All the temporary files will be stored in folder ./tmp.
By default the memory limit of SuperPlus is 640GB, if you want to change it, modify the line
MEM=640
in scripts.
And for change the number of threads, modify the line
THREADS=40
in scripts. By default the parameter BUCKETS is 2/3 of number of threads, which works well for most of our case.
You can modify the script runall.sh or runall_ont.sh for costumization.

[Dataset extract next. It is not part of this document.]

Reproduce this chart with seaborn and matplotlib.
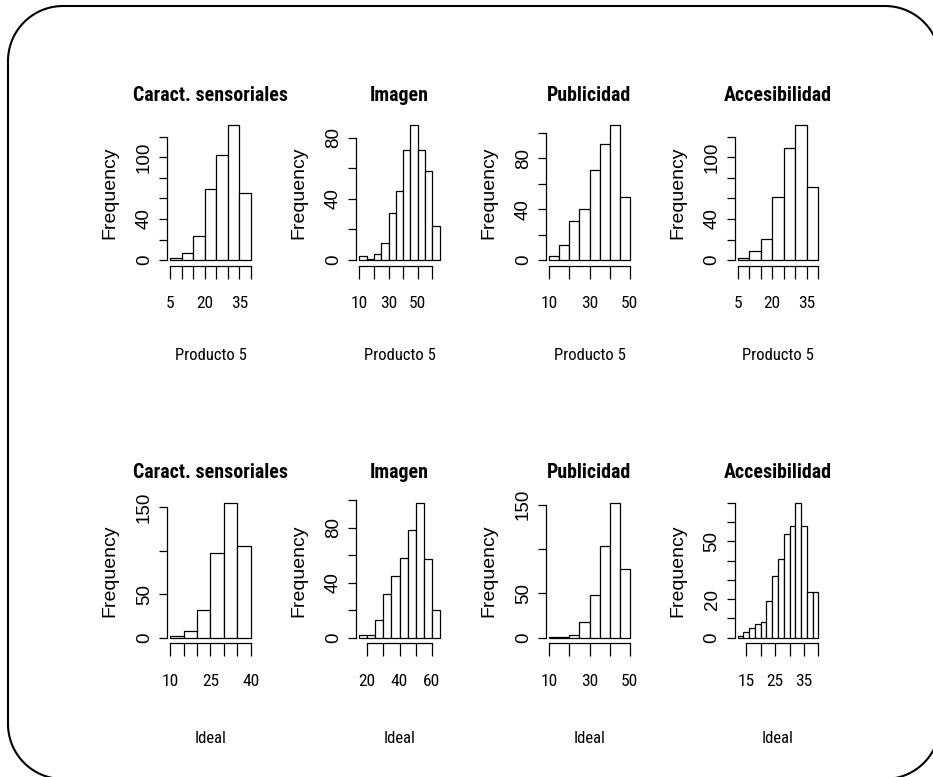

$BINDIR/ParseBarcodedFastqs FASTQS="{$INPUT1,$INPUT2}" OUT_HEAD=$TMPPATH/reads NUM_THREADS=$THREADS NUM_BUCKETS=$BUCKETS
$BINDIR/DF ROOT=$TMPPATH LR=$TMPPATH/reads.fastb PIPELINE=cs ALIGN=False NUM_THREADS=$THREADS MAX_MEM_GB=$MEM
$BINDIR/CP DIR=$TMPPATH/GapToy/1/a.base NUM_THREADS=$THREADS MAX_MEM_GB=$MEM
$BINDIR/MakeFasta DIR=$TMPPATH/GapToy/1/a.base/final FLAVOR=pseudohap OUT_HEAD=$TMPPATH/original
Those four lines runs supernova 1.1, and generate an initial assembly at $TMPPATH/original.fasta.gz. In most cases you do not need to change parameters in them.

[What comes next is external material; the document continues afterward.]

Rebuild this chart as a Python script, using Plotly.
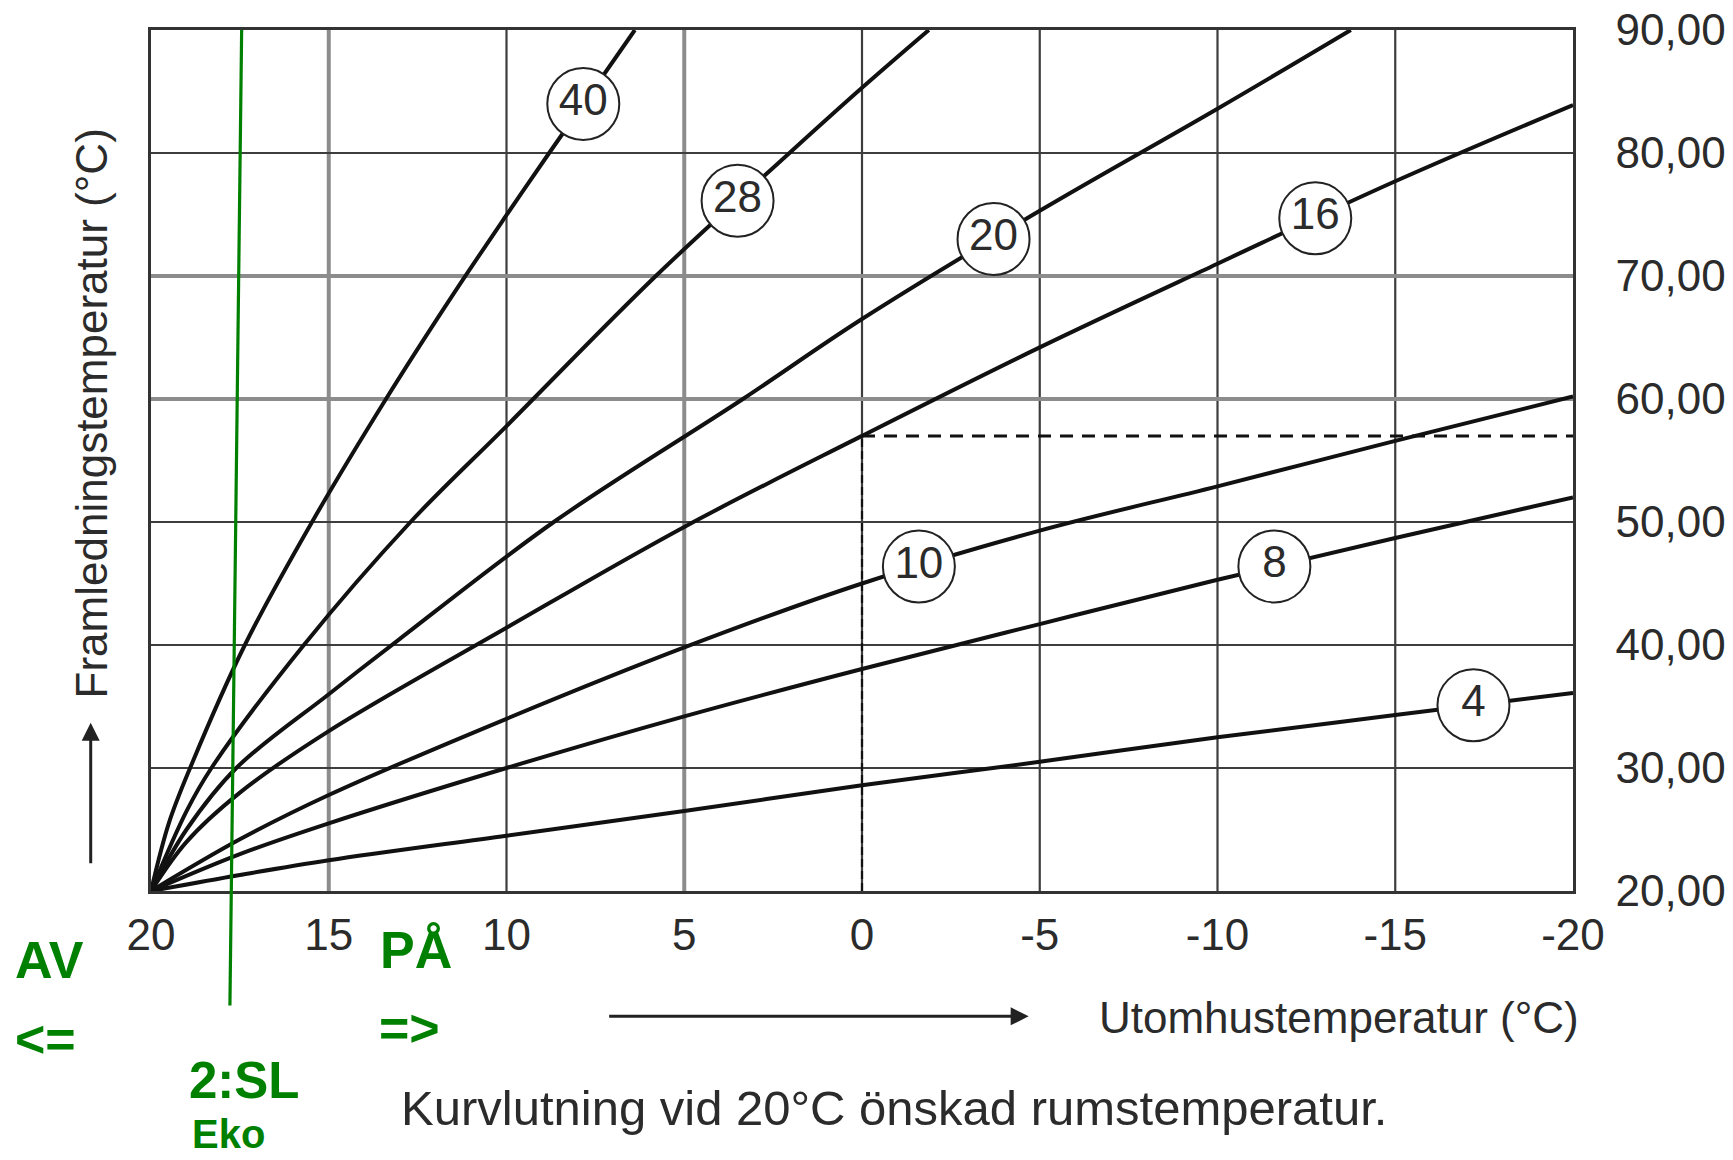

Then we run external scaffolding. First we run bwa to align stLFR reads to assemblies.
zcat $TMPPATH/original.fasta.gz | sed -e "s/ /_/g" >$TMPPATH/original_underscore.fasta
$BWA index $TMPPATH/original_underscore.fasta
$BWA mem -t $THREADS $TMPPATH/original_underscore.fasta $INPUT1 $INPUT2 | $SAMTOOLS view -Sb > $TMPPATH/original.bam
Then sort bam and markdup
$BAMSORT I=$TMPPATH/original.bam O=$TMPPATH/original_sort.bam blockmb=$( expr 1024 \* $MEM ) sortthreads=$THREADS
$BAMMDP I=$TMPPATH/original_sort.bam O=$TMPPATH/original_sort_mdp.bam markthreads=$THREADS index=1
We also align the assembly to itself for removing duplicates in outputs
$MINIMAP -x asm10 $TMPPATH/original_underscore.fasta $TMPPATH/original_underscore.fasta > $TMPPATH/overlap.paf
Finally do rescaffolding to produce final ouputs.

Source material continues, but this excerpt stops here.